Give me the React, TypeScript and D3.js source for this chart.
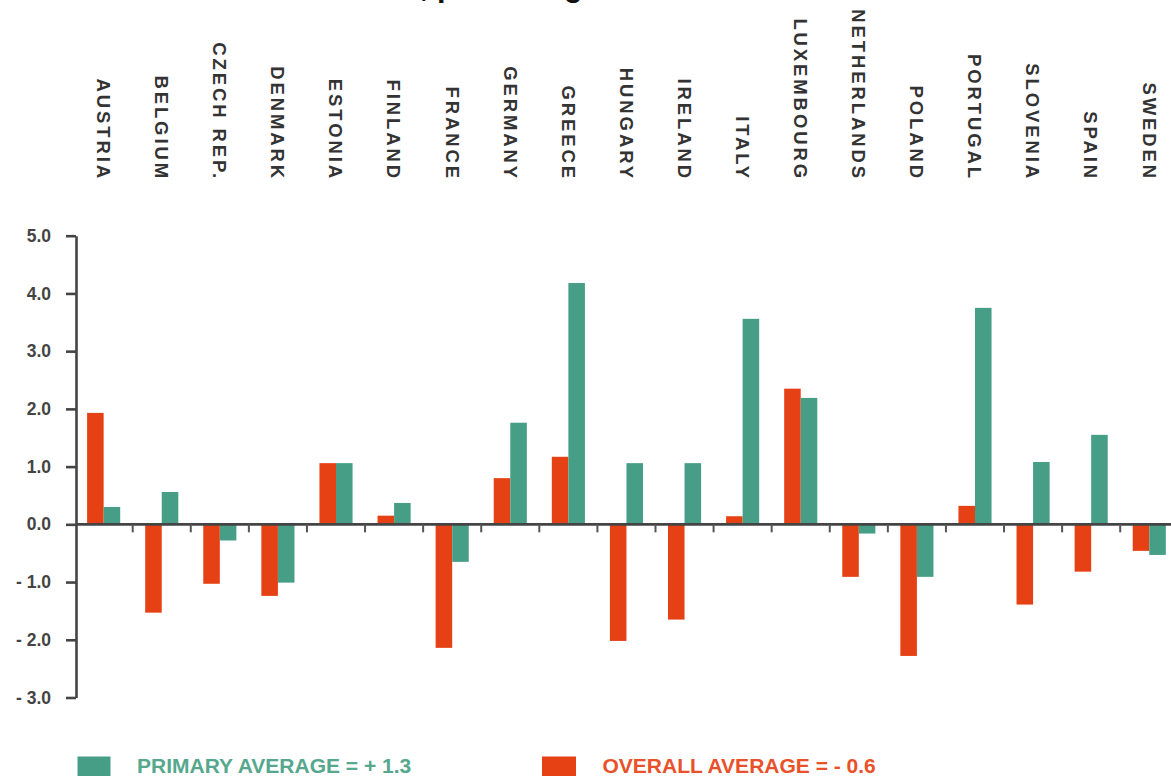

--

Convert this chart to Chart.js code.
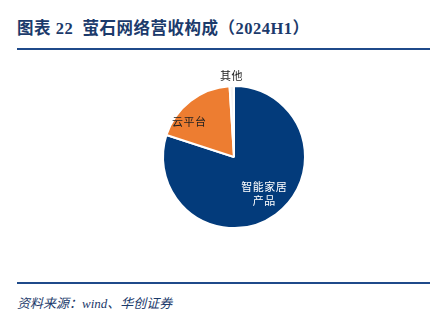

...

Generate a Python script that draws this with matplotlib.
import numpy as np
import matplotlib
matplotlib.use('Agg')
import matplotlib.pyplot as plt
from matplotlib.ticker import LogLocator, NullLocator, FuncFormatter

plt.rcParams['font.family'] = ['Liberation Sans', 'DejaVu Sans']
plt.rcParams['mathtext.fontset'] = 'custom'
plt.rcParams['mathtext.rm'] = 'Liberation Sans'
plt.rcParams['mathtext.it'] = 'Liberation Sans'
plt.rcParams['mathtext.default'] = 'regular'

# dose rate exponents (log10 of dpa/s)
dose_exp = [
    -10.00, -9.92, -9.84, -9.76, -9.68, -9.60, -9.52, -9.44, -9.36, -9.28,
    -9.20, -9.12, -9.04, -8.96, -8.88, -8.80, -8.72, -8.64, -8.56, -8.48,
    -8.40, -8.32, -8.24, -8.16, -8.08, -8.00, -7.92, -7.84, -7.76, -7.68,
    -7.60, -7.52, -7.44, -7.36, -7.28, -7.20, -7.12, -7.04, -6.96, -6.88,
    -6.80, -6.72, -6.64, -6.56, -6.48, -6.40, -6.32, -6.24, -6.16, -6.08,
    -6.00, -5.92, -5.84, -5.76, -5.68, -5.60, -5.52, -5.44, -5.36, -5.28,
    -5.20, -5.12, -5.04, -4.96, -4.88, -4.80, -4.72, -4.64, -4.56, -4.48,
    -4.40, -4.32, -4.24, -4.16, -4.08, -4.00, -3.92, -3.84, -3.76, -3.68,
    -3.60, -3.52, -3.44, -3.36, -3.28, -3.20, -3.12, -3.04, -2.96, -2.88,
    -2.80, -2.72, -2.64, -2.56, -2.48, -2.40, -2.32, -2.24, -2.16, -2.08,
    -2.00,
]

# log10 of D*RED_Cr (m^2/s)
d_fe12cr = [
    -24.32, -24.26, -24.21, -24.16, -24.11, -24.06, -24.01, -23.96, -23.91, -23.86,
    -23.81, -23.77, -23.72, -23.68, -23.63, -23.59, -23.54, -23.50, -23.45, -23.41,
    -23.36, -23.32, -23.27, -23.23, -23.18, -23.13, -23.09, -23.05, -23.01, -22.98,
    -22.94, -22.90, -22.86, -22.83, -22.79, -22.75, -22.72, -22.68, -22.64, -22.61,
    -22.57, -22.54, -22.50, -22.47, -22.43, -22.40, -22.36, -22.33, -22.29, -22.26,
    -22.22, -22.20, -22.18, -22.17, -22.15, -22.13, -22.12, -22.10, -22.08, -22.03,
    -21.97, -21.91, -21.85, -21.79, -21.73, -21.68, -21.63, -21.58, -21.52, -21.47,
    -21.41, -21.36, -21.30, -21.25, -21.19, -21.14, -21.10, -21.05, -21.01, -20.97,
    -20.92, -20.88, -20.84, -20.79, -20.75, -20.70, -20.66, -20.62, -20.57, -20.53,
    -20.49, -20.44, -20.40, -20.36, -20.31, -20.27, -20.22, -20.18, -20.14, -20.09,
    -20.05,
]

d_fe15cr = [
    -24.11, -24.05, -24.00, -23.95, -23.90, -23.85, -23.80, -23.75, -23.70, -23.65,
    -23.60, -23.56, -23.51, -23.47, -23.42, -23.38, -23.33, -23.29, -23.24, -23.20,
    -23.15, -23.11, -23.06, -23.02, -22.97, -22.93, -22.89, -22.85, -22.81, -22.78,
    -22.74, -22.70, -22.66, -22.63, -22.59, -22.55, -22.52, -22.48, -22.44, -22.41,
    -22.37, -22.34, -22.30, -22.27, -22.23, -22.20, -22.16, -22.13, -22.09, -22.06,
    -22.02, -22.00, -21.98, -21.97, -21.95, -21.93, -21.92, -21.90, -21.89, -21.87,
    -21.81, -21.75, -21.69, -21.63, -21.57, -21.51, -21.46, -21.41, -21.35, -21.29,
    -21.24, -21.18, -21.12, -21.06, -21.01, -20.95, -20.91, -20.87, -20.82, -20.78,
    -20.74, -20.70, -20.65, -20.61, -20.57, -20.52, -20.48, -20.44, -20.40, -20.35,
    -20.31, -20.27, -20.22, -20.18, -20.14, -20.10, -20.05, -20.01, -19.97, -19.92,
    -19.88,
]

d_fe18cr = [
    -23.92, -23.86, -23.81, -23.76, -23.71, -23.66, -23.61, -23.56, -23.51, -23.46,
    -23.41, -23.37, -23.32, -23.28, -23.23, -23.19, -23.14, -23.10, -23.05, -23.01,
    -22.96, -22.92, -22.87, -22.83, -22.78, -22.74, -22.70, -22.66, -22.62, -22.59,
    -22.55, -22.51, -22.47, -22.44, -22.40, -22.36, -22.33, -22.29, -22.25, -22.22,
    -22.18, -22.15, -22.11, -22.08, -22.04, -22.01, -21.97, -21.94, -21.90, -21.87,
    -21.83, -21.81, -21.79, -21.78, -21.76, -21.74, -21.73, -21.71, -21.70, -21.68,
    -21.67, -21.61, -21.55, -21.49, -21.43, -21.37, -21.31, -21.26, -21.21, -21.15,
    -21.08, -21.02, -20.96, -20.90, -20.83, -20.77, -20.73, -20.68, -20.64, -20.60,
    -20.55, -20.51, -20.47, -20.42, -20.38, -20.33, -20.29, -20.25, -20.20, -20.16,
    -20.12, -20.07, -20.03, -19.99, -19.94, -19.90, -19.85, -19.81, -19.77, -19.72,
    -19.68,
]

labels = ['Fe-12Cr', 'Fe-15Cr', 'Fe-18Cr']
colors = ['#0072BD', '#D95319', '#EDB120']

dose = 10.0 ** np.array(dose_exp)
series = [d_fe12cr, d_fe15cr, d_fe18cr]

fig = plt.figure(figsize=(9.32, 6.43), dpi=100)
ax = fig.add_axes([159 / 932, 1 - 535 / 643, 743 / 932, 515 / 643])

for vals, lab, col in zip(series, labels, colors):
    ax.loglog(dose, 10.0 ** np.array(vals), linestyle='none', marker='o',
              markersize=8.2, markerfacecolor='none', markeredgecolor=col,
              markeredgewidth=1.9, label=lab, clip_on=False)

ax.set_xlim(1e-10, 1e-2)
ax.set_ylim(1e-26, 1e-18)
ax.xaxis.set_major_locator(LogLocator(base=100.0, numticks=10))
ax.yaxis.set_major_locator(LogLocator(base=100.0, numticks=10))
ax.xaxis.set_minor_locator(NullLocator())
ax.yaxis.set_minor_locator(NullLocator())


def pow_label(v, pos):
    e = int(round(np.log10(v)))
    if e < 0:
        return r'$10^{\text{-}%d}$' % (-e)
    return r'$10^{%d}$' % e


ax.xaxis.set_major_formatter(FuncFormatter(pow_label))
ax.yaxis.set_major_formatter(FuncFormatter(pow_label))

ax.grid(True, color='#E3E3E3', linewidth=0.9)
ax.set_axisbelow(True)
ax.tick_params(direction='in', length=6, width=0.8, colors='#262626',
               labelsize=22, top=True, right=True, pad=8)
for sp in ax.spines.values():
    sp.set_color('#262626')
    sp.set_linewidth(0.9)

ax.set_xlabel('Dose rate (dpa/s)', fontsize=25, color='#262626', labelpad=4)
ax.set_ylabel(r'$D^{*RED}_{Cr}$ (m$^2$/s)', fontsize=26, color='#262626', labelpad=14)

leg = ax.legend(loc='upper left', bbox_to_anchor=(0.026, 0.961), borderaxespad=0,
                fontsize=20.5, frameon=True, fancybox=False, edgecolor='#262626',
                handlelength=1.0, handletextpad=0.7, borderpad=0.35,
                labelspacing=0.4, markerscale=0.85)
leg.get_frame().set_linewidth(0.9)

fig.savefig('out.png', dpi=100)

> _Task instructions_
Look through the entries above; copy every line holding the string "this".

> _Exercise solution_
Give me the React, TypeScript and D3.js source for this chart.
Convert this chart to Chart.js code.
Generate a Python script that draws this with matplotlib.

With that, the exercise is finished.